Guest Ranch Family Reunion Planning Tips
Since the start-up of our California Guest Ranch we have hosted numerous family reunions with groups of 15-50 people and in ages ranging from 1-80 years. The family members come from various locations scattered across the continent to join for a few days of camaraderie and re-connecting with extended family. This migration to a reunion then often becomes an annual ritual closely cementing and bonding family members. Often, the original event that sparks a first family reunion is a sad moment such as the death of a loved one or some other trauma to the family. But, the feelings of closer kinship and reaffirmed affections at the family reunion should be as equally motivating as the healing of family traumas. Regular gatherings of your family will create emotional and social stability in the family and should be especially fostered during the good times.
Planning Your Family Reunion
Planning your family reunion can seem to be a formidable task when you consider all the variables and conflicting needs that demand your attention. The logistics of the planning involve bringing distant family members together, each with unique needs, budgets, time constraints, and contributions to the family dynamic. The rewards of your reunion can be felt for generations in your family, so don't let these points drive you away from planning your reunion. Here are some thoughts of ours, as seen from the perspective of family reunion facilitators, that might help you in your reunion planning.
Tips For The Perfect Family Gathering
1. First and most importantly, appoint someone in the family as chairman, benevolent dictator, or in the case of a fiscally secure sponsor, as a reunion patron to take charge and make decisions. Family reunions seldom materialize out of committee. The designated reunion leader should be someone with understanding of the family dynamics, and possess the time, patience, and tact to arrange the details. If you are fortunate enough to have a patron or even a partial sponsor, you will eliminate some of the family’s exclusion due to budget limits and simultaneously diminish the family dynamic of comparative wealth analysis between reunion attendees.
Once the wishes and constraints of family members are expressed as to date, place, activities, budget limits, and school schedules, then decide what the plan will be. Once the decisions are made, build anticipation by frequently communicating with attendees about itineraries, shared assignments, and attendance lists.

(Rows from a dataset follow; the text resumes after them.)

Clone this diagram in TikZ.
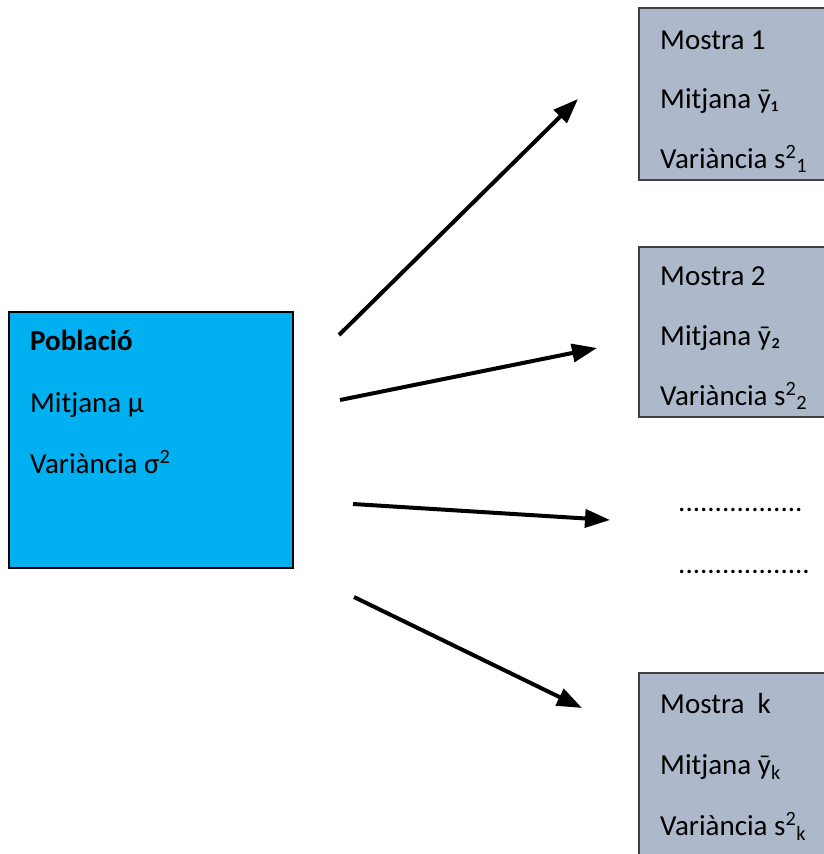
\documentclass[tikz,border=0pt]{standalone}
\usepackage{fontspec}
\setmainfont{Carlito}
\usetikzlibrary{arrows.meta}
\definecolor{popfill}{HTML}{00B0F0}
\definecolor{smpfill}{HTML}{ADB9CA}
\definecolor{edge}{HTML}{404040}
\tikzset{
  popbox/.style={draw=black, line width=1.5pt, fill=popfill},
  smpbox/.style={draw=edge, line width=1.5pt, fill=smpfill},
  txt/.style={anchor=base west, inner sep=0pt, font=\fontsize{29}{34}\selectfont},
  arr/.style={line width=4pt, -{Triangle[length=25pt,width=18pt]}},
}
\begin{document}
\begin{tikzpicture}[x=1pt,y=-1pt]
\useasboundingbox (0,0) rectangle (824,854);
\begin{scope}
\clip (0,0) rectangle (824,854);
% population
\draw[popbox] (9,312) rectangle (293,568);
\node[txt] (p1) at (30,350) {\textbf{Població}};
\node[txt] (p2) at (30,412) {Mitjana µ};
\node[txt] (p3) at (30,473) {Variància σ\textsuperscript{2}};
% samples
\draw[smpbox] (639,8) rectangle (840,180);
\node[txt] (a1) at (660,49) {Mostra 1};
\node[txt] (a2) at (660,108) {Mitjana ȳ₁};
\node[txt] (a3) at (660,168) {Variància s\textsuperscript{2}\textsubscript{1}};
\draw[smpbox] (639,247) rectangle (840,417);
\node[txt] (b1) at (660,285) {Mostra 2};
\node[txt] (b2) at (660,345) {Mitjana ȳ₂};
\node[txt] (b3) at (660,405) {Variància s\textsuperscript{2}\textsubscript{2}};
\draw[smpbox] (639,673) rectangle (840,870);
\node[txt] (k1) at (660,713) {Mostra\ \ k};
\node[txt] (k2) at (660,774) {Mitjana ȳ\textsubscript{k}};
\node[txt] (k3) at (660,835) {Variància s\textsuperscript{2}\textsubscript{k}};
% dots
\node[txt] (d1) at (678,511) {.................};
\node[txt] (d2) at (678,573) {..................};
% arrows
\coordinate (s1) at (339,335); \coordinate (e1) at (578,99);
\coordinate (s2) at (340,400); \coordinate (e2) at (597,348);
\coordinate (s3) at (353,504); \coordinate (e3) at (610,520);
\coordinate (s4) at (354,597); \coordinate (e4) at (582,708);
\draw[arr] (s1) -- (e1);
\draw[arr] (s2) -- (e2);
\draw[arr] (s3) -- (e3);
\draw[arr] (s4) -- (e4);
\end{scope}
\end{tikzpicture}
\end{document}
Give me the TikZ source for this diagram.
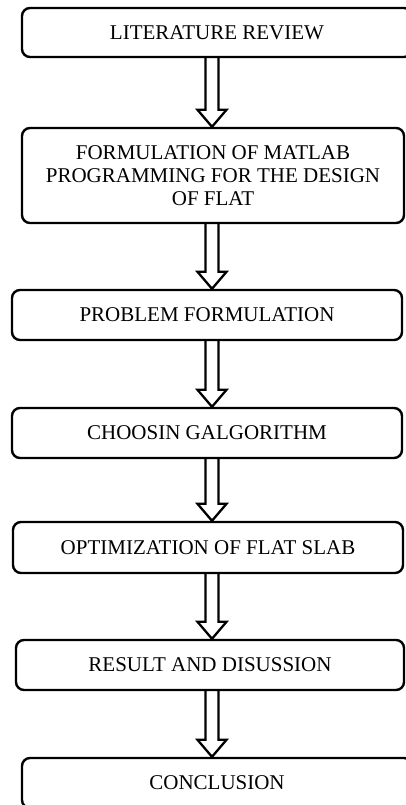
\documentclass[tikz,border=0pt]{standalone}
\usepackage{fontspec}
\setmainfont{Liberation Serif}
\usepackage{tikz}
\usetikzlibrary{calc}

\begin{document}
\begin{tikzpicture}[x=1pt, y=-1pt,
    stage/.style={draw, line width=2.4pt, rounded corners=8pt, minimum height=50pt,
        inner sep=0pt, align=center, font=\fontsize{21}{23}\selectfont},
    blockarr/.style={line width=2.3pt, to path={
        let \p1=(\tikztostart), \p2=(\tikztotarget) in
        (\x1-6.5pt,\y1) -- (\x1-6.5pt,\y2+17pt) -- (\x1-14.5pt,\y2+17pt) -- (\x1,\y2)
        -- (\x1+14.5pt,\y2+17pt) -- (\x1+6.5pt,\y2+17pt) -- (\x1+6.5pt,\y1)}} ]

            \useasboundingbox (0,0) rectangle (405,805);
            \coordinate (ax) at (212,0);

            \node[stage, minimum width=390pt, minimum height=49pt] (lit) at (217,32.5) {LITERATURE REVIEW};
            \node[stage, minimum width=382pt, minimum height=95pt] (matlab) at (213,175.5)
                {FORMULATION OF MATLAB\\PROGRAMMING FOR THE DESIGN\\OF FLAT};
            \node[stage, minimum width=390pt] (prob) at (207,315) {PROBLEM FORMULATION};
            \node[stage, minimum width=390pt] (algo) at (207,433) {CHOOSIN GALGORITHM};
            \node[stage, minimum width=390pt, minimum height=51pt] (opt) at (208,547.5) {OPTIMIZATION OF FLAT SLAB};
            \node[stage, minimum width=388pt] (res) at (210,665) {RESULT AND DISUSSION};
            \node[stage, minimum width=390pt] (concl) at (217,783) {CONCLUSION};

            \foreach \a/\b in {lit/matlab,matlab/prob,prob/algo,algo/opt,opt/res,res/concl}
                \draw[blockarr] (\a.south -| ax) to (\b.north -| ax);

        \end{tikzpicture}
\end{document}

2. It will be impossible to meet everyone’s schedules and desires. Not everyone will be able to attend and those returning will likely have changed or evolved. Don’t try to duplicate the last reunion but build the current reunion as an event in the present tense that will stand on it’s own.
3. Create time and activities that enable interactions between otherwise distanced family members. This could be something as structured as group rafting trips, trail hikes, and organized team sports or as informal as a rotating assignment for meal preparations. At a minimum, a common meal time should be planned for sharing, communicating and bonding.
4. Enjoy, Enrich, and Enable. Dilute overly intense family dynamics with activities that bring laughter, light-hearted fun, cultural growth, and whole family participation. Try to avoid events that restrict cross generational participation or are overly competitive and be sure to plan awards for all the participants of competitive events. Good family activities can be cultural and informative or simply zany and silly.
5. Sibling rivalries, comparisons of achievements, and resurrected past conflicts are a few of the potential pit-falls to the reunion that can lead to disappointments and injured relationships. The reunion should be a time to strengthen and evaluate relationships. With a mind set of compassionate tolerance and a gift of generous emotional space, incendiary events will be minimized.
6. Build reunion memories that can be preserved in photographs, videos, T-shirts and other long lasting reunion memorabilia. We have seen marvelous cookbooks compiled by contributing reunion attendees. Scrap-booking nights, and recordings of family histories and genealogy also make great reunion activities. Consider assigning attendees to bring favorite family photos and ancestral images that can be incorporated into the family history.
7. Finally, remember that the reunion organizer will no more be able to fully satisfy every family member than politicians can satisfy every constituent. You are serving the interests of the family as a whole. Through your efforts, the family elders will find joy in their posterity and all will realize the blessings of a more connected extended family.